Si tratta di quattro cantanti la cui attività è coincisa con la difficile fase di transizione della modernizzazione coloniale di Porto Rico, prima sotto il controllo statunitense dall’inizio del XX secolo e poi con un attivo movimento nazionale a favore dell’indipendenza, e il succedersi fino agli ultimi anni di richieste di consolidare i caratteri di un Commonwealth politico oppure di diventare uno stato federato statunitense. Ed è proprio l’esempio di queste quattro icone che consente all’autrice di esplorare in termini critici il terreno in cui le forze sociali neutralizzano e addomesticano le potenzialità del suono, delle voci e delle immagini di queste cantanti molto influenti nella storia del paese; il medesimo terreno sul quale, allo stesso tempo, le cantanti esercitano il proprio protagonismo artistico, contribuendo anche a trasformare i gusti, non rimanendo imprigionate nella gabbia di mode, suoni e look prevalenti.
Perciò l’autrice invita il lettore a decostruire il fenomeno della canzone pop, cercando di coglierne e interpretare sia la dimensione effimera, che l’industria discografica tende a imporre come unico elemento d’interesse delle voci che promuove, sia la potenzialità critica latente delle stesse voci. Un invito che non pretende di dare risposte nette o di cristallizzare ruoli e storie particolari, ma che vuole sottolineare l’ambivalenza di fenomeni del passato ancora oggi presenti nella realtà artistica, a Porto Rico come nel resto del mondo.
In sostanza, si tratta di quattro biografie critiche, che analizzano – attingendo all’approccio di pensatori francesi come Lacan e Foucault – voci e performance artistiche di cantanti di talento. Si prenda, ad esempio, il caso di Lucecita Benítez, l’unica delle quattro artiste ancora in vita: ripercorrere la sua carriera e soprattutto le sue canzoni di successo – da quando era giovane alla fase della maturità, fino al definitivo riconoscimento come icona –, guardando parallelamente alle trasformazioni della società e dell’idea di sviluppo e modernizzazione, consente di sottolineare proprio la presenza della stessa voce nella cultura musicale del paese come tratto costante nel tempo.
In questo senso, al di là dei discorsi sulla spontaneità vocale, Fiol-Matta prova a ragionare sul tema delle “grandi cantanti” (il titolo del volume è, per l’appunto, “The great woman singer”) per illustrare il concetto della voce che pensa, dove l’evento che combina musica, voce e ascolto diventa il modo per riscrivere il discorso dominante, proponendo allo stesso tempo un’appassionata carrellata di canzoni caraibiche e, in controluce, una riflessione sull’importante ruolo delle diaspore, soprattutto a New York.

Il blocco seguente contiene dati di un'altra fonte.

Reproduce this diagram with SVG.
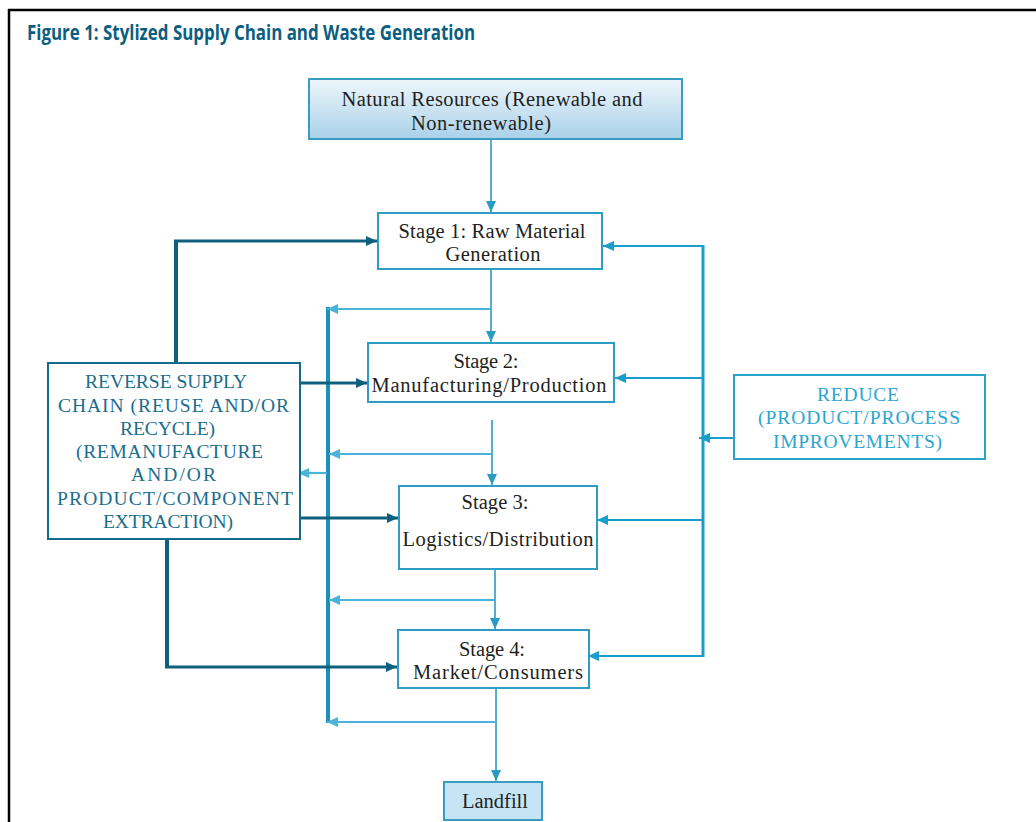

Alla fine del viaggio biografico raccontato nel volume, restano suggestioni e spunti di riflessione che possono sollecitarne indirettamente anche altre, come quella sulla tendenza, diffusa nel mondo dei musicisti, a ridimensionare non solo la figura delle cantanti, ma anche quella degli interpreti di canzoni, rispetto a quella quasi sacrale e autentica degli intellettuali della canzone, i cosiddetti cantautori, che, per esempio, in Italia sul finire degli anni Cinquanta – con la scuola genovese di Ciampi, Tenco e Paoli – ebbero un ruolo decisivo nel cambiare il corso della canzone pop, ispirandosi ai modelli francesi – Brassens, Ferré e Brel su tutti – più che a quelli statunitensi.